● **OBJECTIVE**
Without the pictures, return exactly the lines from the one with "Clone this chart" through the one with "YAxis, ReferenceLine, ReferenceDot". Both end lines belong in the copy.

● **DATA FOR THE TASK**

"""

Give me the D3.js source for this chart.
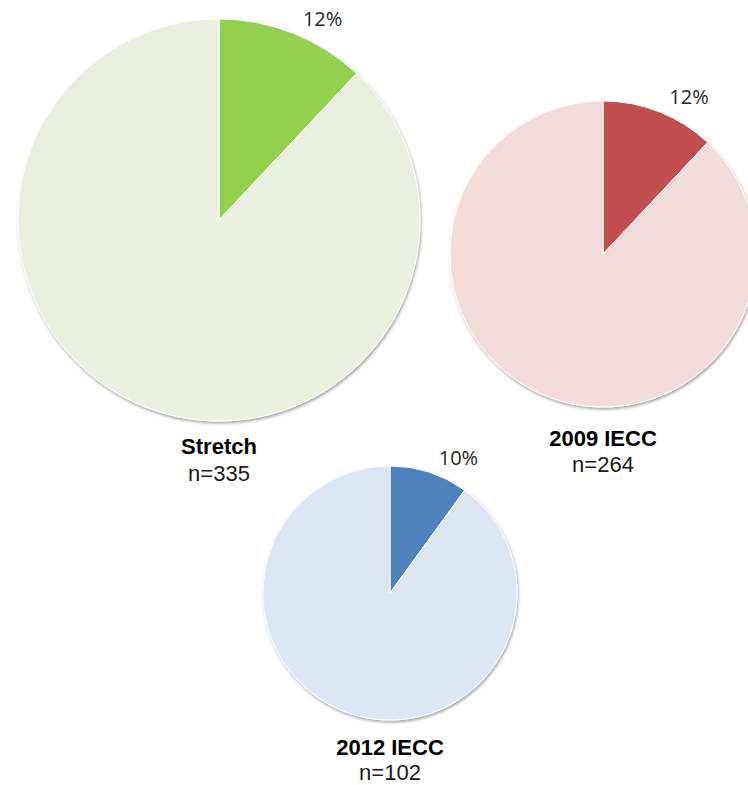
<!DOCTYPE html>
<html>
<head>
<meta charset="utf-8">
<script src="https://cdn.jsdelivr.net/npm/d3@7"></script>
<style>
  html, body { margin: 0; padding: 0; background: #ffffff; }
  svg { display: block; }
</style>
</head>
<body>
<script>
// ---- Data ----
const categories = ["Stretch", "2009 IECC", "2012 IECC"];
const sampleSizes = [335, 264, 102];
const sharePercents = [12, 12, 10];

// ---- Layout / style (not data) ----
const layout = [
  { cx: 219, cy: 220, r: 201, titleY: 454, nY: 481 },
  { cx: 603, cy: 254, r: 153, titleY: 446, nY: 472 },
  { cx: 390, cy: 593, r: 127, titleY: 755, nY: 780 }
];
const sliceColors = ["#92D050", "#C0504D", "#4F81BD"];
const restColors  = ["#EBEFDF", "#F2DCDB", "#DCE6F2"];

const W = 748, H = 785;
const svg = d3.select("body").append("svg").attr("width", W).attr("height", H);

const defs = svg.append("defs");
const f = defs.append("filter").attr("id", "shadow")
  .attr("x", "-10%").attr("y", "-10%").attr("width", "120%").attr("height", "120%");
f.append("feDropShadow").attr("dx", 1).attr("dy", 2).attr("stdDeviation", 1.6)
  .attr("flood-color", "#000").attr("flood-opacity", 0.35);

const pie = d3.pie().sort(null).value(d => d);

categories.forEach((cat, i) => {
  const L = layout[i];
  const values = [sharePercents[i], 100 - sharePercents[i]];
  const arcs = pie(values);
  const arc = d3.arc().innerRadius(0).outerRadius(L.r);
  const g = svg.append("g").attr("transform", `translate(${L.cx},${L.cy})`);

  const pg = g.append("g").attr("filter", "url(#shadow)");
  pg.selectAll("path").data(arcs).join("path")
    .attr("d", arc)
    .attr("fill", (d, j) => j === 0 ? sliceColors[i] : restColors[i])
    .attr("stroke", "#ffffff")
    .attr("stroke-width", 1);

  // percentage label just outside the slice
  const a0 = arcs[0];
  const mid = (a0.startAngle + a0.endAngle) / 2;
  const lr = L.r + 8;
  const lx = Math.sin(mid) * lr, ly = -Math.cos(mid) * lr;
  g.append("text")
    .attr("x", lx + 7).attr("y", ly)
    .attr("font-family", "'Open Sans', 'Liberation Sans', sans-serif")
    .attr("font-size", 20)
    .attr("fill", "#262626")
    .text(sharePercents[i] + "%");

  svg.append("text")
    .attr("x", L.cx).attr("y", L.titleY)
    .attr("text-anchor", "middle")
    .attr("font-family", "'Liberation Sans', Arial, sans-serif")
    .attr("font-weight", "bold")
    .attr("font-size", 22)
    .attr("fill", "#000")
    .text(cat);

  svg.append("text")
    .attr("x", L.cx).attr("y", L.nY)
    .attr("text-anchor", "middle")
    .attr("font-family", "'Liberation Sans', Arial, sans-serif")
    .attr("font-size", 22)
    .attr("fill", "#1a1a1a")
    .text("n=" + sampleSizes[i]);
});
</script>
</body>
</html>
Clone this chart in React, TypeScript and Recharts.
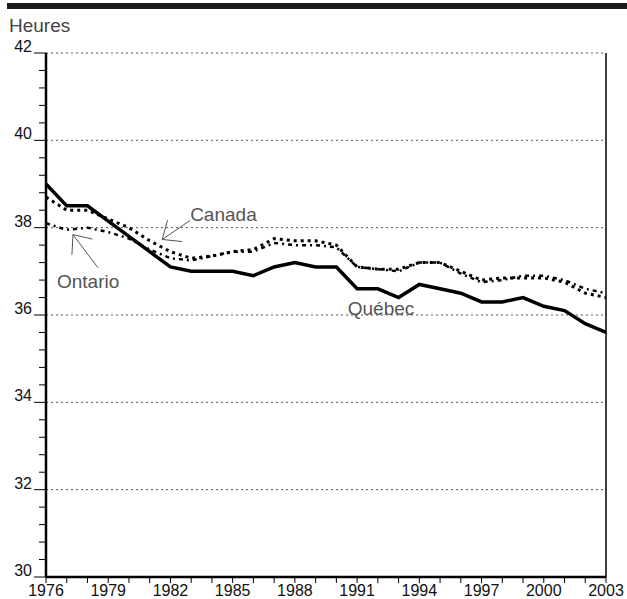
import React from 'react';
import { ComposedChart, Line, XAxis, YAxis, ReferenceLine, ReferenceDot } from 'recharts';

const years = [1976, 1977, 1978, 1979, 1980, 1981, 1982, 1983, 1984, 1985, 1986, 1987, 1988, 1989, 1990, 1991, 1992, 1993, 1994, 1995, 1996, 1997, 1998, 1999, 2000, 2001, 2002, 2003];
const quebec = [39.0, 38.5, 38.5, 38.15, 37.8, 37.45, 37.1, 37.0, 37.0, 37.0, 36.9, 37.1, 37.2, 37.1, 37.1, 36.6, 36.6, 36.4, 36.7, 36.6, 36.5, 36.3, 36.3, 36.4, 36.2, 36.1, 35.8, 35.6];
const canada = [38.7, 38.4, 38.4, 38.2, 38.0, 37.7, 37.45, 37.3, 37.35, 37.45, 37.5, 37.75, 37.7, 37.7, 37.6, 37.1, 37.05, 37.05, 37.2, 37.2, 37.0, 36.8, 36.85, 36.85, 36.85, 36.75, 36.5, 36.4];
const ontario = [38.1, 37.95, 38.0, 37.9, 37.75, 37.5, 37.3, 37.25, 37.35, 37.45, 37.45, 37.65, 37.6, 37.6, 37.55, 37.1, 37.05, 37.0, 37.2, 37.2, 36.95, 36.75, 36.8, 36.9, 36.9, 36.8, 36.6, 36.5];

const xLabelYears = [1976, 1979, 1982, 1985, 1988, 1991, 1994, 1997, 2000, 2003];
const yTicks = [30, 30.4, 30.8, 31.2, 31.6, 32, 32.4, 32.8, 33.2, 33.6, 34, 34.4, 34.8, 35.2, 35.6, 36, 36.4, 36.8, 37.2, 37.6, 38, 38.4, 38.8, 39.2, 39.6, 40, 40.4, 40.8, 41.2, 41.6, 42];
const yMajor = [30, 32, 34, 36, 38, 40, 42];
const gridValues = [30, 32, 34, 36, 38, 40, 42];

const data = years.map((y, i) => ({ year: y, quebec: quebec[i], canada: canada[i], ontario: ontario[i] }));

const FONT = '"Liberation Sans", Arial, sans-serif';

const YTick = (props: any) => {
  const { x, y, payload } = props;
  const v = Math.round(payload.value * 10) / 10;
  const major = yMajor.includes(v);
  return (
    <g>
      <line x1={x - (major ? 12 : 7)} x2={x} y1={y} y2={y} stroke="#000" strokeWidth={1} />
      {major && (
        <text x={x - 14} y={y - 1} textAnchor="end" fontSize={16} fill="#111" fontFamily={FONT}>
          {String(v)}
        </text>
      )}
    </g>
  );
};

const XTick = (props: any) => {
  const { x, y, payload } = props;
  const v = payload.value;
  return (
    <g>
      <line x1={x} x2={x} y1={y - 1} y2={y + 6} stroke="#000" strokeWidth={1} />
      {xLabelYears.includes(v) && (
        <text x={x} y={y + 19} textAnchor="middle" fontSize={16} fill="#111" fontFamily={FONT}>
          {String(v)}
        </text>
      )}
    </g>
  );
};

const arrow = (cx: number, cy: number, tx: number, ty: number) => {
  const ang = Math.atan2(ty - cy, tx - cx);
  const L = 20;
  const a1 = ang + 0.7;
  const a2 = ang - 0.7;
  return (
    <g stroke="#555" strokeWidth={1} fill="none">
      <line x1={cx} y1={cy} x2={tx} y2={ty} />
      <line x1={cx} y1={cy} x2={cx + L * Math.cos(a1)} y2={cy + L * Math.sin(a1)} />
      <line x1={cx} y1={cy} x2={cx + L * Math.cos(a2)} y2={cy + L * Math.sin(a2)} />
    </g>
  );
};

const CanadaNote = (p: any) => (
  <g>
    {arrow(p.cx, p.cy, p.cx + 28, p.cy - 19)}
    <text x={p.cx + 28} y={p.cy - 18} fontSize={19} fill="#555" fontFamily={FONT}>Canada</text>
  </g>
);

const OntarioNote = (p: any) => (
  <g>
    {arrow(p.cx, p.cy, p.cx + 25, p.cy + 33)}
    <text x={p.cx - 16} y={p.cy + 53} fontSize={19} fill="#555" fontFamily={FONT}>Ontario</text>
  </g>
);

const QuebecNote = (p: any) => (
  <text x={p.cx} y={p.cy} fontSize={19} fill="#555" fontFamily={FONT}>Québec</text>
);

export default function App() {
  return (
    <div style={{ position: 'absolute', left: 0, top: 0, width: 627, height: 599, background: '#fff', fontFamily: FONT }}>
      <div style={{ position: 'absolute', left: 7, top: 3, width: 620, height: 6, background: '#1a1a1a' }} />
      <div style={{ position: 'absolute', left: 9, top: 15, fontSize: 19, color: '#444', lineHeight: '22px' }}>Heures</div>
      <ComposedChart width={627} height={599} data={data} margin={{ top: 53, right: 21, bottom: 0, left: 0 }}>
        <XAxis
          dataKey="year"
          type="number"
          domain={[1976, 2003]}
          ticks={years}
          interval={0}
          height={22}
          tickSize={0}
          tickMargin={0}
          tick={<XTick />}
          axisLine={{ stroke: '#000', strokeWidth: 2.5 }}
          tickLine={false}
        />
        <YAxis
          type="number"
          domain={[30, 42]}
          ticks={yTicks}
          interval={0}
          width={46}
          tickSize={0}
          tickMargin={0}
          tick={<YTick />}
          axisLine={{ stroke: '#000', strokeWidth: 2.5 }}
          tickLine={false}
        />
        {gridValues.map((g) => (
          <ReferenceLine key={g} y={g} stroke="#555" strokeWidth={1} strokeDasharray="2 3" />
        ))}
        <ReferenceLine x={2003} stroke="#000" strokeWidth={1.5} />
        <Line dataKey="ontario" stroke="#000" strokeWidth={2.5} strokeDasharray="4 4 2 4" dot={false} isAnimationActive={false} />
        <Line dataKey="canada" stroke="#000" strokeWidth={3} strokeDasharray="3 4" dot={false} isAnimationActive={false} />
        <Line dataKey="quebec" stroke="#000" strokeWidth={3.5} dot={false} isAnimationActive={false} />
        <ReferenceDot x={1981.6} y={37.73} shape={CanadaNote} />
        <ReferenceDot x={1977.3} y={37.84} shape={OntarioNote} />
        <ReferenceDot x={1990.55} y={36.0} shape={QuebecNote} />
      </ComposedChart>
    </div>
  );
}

"""

● **REPLY TO THE EXERCISE**
Clone this chart in React, TypeScript and Recharts.
import React from 'react';
import { ComposedChart, Line, XAxis, YAxis, ReferenceLine, ReferenceDot } from 'recharts';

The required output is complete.